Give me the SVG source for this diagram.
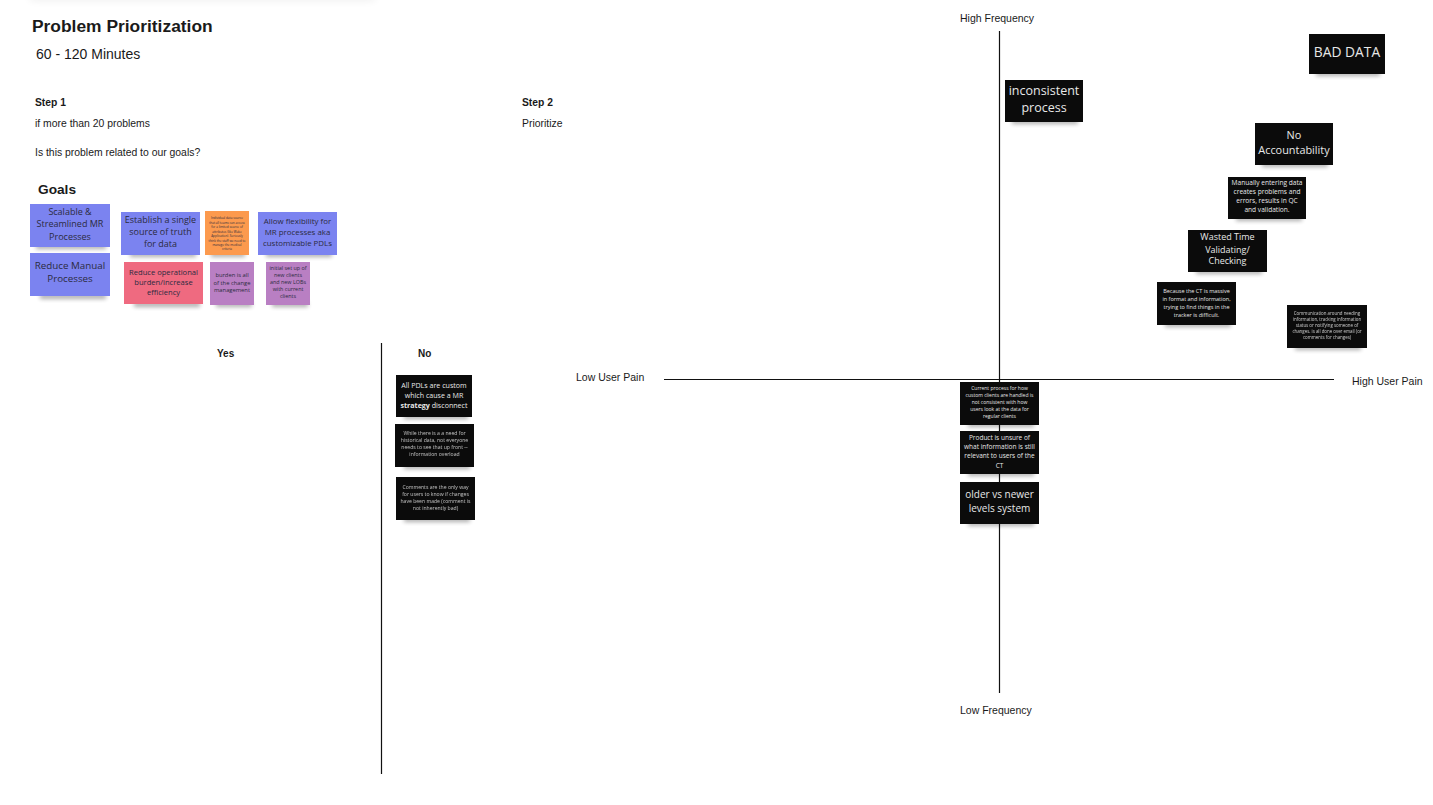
<svg xmlns="http://www.w3.org/2000/svg" width="1433" height="805" viewBox="0 0 1433 805">
<style>
text{font-family:"Liberation Sans",Arial,sans-serif;fill:#1a1a1a}
.b{font-weight:700}
.n text{font-family:"Open Sans","Noto Sans",sans-serif;text-anchor:middle}
.k text{fill:#e8e8e8}
.c text{fill:#2b2b40}
.k rect.f{fill:#0b0b0b}
.s{fill:#000;opacity:.32;filter:url(#bl)}
.l{stroke:#111;stroke-width:1.2;fill:none}
</style>
<defs><filter id="bl" x="-20%" y="-150%" width="140%" height="400%"><feGaussianBlur stdDeviation="2.200"/></filter>
<filter id="tb" x="-10%" y="-200%" width="120%" height="500%"><feGaussianBlur stdDeviation="4"/></filter></defs>
<rect width="1433" height="805" fill="#fff"/>
<rect x="30" y="-6" width="345" height="6" fill="#000" opacity=".08" filter="url(#tb)"/>
<g id="connectors">
<path class="l" d="M999.500 31V693M664 379.500H1334M381.500 343V774"/>
</g>
<g id="labels">
<text x="32" y="32" font-size="17.400" class="b">Problem Prioritization</text>
<text x="36" y="59" font-size="14">60 - 120 Minutes</text>
<text x="35" y="106" font-size="10.300" class="b">Step 1</text>
<text x="35" y="127" font-size="10.400">if more than 20 problems</text>
<text x="35" y="156" font-size="10.400">Is this problem related to our goals?</text>
<text x="38" y="194" font-size="13.700" class="b">Goals</text>
<text x="522" y="106" font-size="10.300" class="b">Step 2</text>
<text x="522" y="127" font-size="10.400">Prioritize</text>
<text x="217" y="357" font-size="10" class="b">Yes</text>
<text x="418" y="357" font-size="10" class="b">No</text>
<text x="960" y="22" font-size="10.500">High Frequency</text>
<text x="960" y="714" font-size="10.500">Low Frequency</text>
<text x="576" y="381" font-size="10.500">Low User Pain</text>
<text x="1352" y="385" font-size="10.500">High User Pain</text>
</g>
<g id="goal-scalable" class="n c"><rect class="s" x="36" y="244" width="70" height="5"/><rect x="30" y="204" width="80" height="43" fill="#7b83f0"/><text font-size="9"><tspan x="70" y="215">Scalable &amp;</tspan><tspan x="70" y="227">Streamlined MR</tspan><tspan x="70" y="240">Processes</tspan></text></g>
<g id="goal-manual" class="n c"><rect class="s" x="40" y="294" width="66" height="5"/><rect x="30" y="253" width="80" height="43" fill="#7b83f0"/><text font-size="9.800"><tspan x="70" y="269">Reduce Manual</tspan><tspan x="70" y="282">Processes</tspan></text></g>
<g id="goal-truth" class="n c"><rect class="s" x="130" y="252" width="66" height="5"/><rect x="121" y="212" width="79" height="43" fill="#7b83f0"/><text font-size="9"><tspan x="160.500" y="223">Establish a single</tspan><tspan x="160.500" y="235">source of truth</tspan><tspan x="160.500" y="247">for data</tspan></text></g>
<g id="goal-orange" class="n c"><rect class="s" x="211" y="252" width="34" height="5"/><rect x="205" y="211" width="44" height="44" fill="#fc9a4e"/><text font-size="3.100"><tspan x="227" y="219">Individual data source</tspan><tspan x="227" y="223.500">that all teams can access</tspan><tspan x="227" y="228">for a limited source of</tspan><tspan x="227" y="232.500">attributes (like Wake</tspan><tspan x="227" y="237">Application). Seriously</tspan><tspan x="227" y="241.500">think the staff we need to</tspan><tspan x="227" y="246">manage the medical</tspan><tspan x="227" y="250">criteria</tspan></text></g>
<g id="goal-flexibility" class="n c"><rect class="s" x="266" y="252" width="66" height="5"/><rect x="258" y="212" width="79" height="43" fill="#7b83f0"/><text font-size="7.900"><tspan x="297.500" y="224">Allow flexibility for</tspan><tspan x="297.500" y="235">MR processes aka</tspan><tspan x="297.500" y="246">customizable PDLs</tspan></text></g>
<g id="goal-operational" class="n c"><rect class="s" x="134" y="302" width="66" height="5"/><rect x="124" y="262" width="79" height="42" fill="#ef6a80"/><text font-size="7.600"><tspan x="163.500" y="275">Reduce operational</tspan><tspan x="163.500" y="285">burden/increase</tspan><tspan x="163.500" y="295">efficiency</tspan></text></g>
<g id="goal-burden" class="n c"><rect class="s" x="216" y="302" width="36" height="5"/><rect x="210" y="262" width="44" height="43" fill="#b97fc3"/><text font-size="5.800"><tspan x="232" y="277">burden is all</tspan><tspan x="232" y="284.500">of the change</tspan><tspan x="232" y="292">management</tspan></text></g>
<g id="goal-initial" class="n c"><rect class="s" x="272" y="302" width="36" height="5"/><rect x="266" y="262" width="44" height="43" fill="#b97fc3"/><text font-size="5.400"><tspan x="288" y="270">initial set up of</tspan><tspan x="288" y="277">new clients</tspan><tspan x="288" y="284">and new LOBs</tspan><tspan x="288" y="291">with current</tspan><tspan x="288" y="298">clients</tspan></text></g>
<g id="no-pdls" class="n k"><rect class="s" x="404" y="414" width="64" height="5"/><rect class="f" x="396" y="375" width="76" height="42"/><text font-size="7.100"><tspan x="434" y="388">All PDLs are custom</tspan><tspan x="434" y="398">which cause a MR</tspan><tspan x="434" y="408"><tspan font-weight="700">strategy</tspan> disconnect</tspan></text></g>
<g id="no-historical" class="n k"><rect class="s" x="404" y="464" width="66" height="5"/><rect class="f" x="395" y="424" width="79" height="43"/><text font-size="5.100" opacity=".8"><tspan x="434.500" y="435">While there is a a need for</tspan><tspan x="434.500" y="442">historical data, not everyone</tspan><tspan x="434.500" y="449">needs to see that up front --</tspan><tspan x="434.500" y="456">information overload</tspan></text></g>
<g id="no-comments" class="n k"><rect class="s" x="404" y="517" width="66" height="5"/><rect class="f" x="396" y="477" width="79" height="43"/><text font-size="5.100" opacity=".8"><tspan x="435.500" y="489">Comments are the only way</tspan><tspan x="435.500" y="496">for users to know if changes</tspan><tspan x="435.500" y="503">have been made (comment is</tspan><tspan x="435.500" y="510">not inherently bad)</tspan></text></g>
<g id="bad-data" class="n k"><rect class="s" x="1316" y="71" width="64" height="5"/><rect class="f" x="1309" y="34" width="76" height="40"/><text font-size="13.800"><tspan x="1347" y="57">BAD DATA</tspan></text></g>
<g id="inconsistent" class="n k"><rect class="s" x="1012" y="119" width="66" height="5"/><rect class="f" x="1005" y="80" width="78" height="42"/><text font-size="12.500"><tspan x="1044" y="95">inconsistent</tspan><tspan x="1044" y="112">process</tspan></text></g>
<g id="accountability" class="n k"><rect class="s" x="1262" y="162" width="66" height="5"/><rect class="f" x="1255" y="123" width="78" height="42"/><text font-size="10.900"><tspan x="1294" y="139">No</tspan><tspan x="1294" y="154">Accountability</tspan></text></g>
<g id="manual-data" class="n k"><rect class="s" x="1236" y="216" width="66" height="5"/><rect class="f" x="1228" y="177" width="78" height="42"/><text font-size="6.600"><tspan x="1267" y="185">Manually entering data</tspan><tspan x="1267" y="194">creates problems and</tspan><tspan x="1267" y="203">errors, results in QC</tspan><tspan x="1267" y="212">and validation.</tspan></text></g>
<g id="wasted-time" class="n k"><rect class="s" x="1196" y="269" width="66" height="5"/><rect class="f" x="1188" y="230" width="79" height="42"/><text font-size="9"><tspan x="1227.500" y="240">Wasted Time</tspan><tspan x="1227.500" y="253">Validating/</tspan><tspan x="1227.500" y="264">Checking</tspan></text></g>
<g id="ct-massive" class="n k"><rect class="s" x="1165" y="322" width="66" height="5"/><rect class="f" x="1157" y="282" width="79" height="43"/><text font-size="5.500"><tspan x="1196.500" y="293">Because the CT is massive</tspan><tspan x="1196.500" y="301">in format and information,</tspan><tspan x="1196.500" y="309">trying to find things in the</tspan><tspan x="1196.500" y="317">tracker is difficult.</tspan></text></g>
<g id="communication" class="n k"><rect class="s" x="1295" y="345" width="66" height="5"/><rect class="f" x="1287" y="305" width="80" height="43"/><text font-size="4.400" opacity=".85"><tspan x="1327" y="315">Communication around needing</tspan><tspan x="1327" y="321">information, tracking information</tspan><tspan x="1327" y="327">status or notifying someone of</tspan><tspan x="1327" y="333">changes. is all  done over email (or</tspan><tspan x="1327" y="339">comments for changes)</tspan></text></g>
<g id="custom-clients" class="n k"><rect class="s" x="968" y="422" width="66" height="5"/><rect class="f" x="960" y="382" width="79" height="43"/><text font-size="5"><tspan x="999.500" y="390">Current process for how</tspan><tspan x="999.500" y="397">custom clients are handled is</tspan><tspan x="999.500" y="404">not consistent with how</tspan><tspan x="999.500" y="411">users look at the data for</tspan><tspan x="999.500" y="418">regular clients</tspan></text></g>
<g id="product-unsure" class="n k"><rect class="s" x="968" y="471" width="66" height="5"/><rect class="f" x="960" y="431" width="79" height="43"/><text font-size="6.500"><tspan x="999.500" y="440">Product is unsure of</tspan><tspan x="999.500" y="449">what information is still</tspan><tspan x="999.500" y="458">relevant to users of the</tspan><tspan x="999.500" y="468">CT</tspan></text></g>
<g id="levels-system" class="n k"><rect class="s" x="968" y="521" width="66" height="5"/><rect class="f" x="960" y="482" width="79" height="42"/><text font-size="10"><tspan x="999.500" y="498">older vs newer</tspan><tspan x="999.500" y="512">levels system</tspan></text></g>
</svg>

# [INSTRUCTION]
Locate all lines holding the word "this", then copy them out.

# [FINISHED TASK]
Give me the SVG source for this diagram.
<text x="35" y="156" font-size="10.400">Is this problem related to our goals?</text>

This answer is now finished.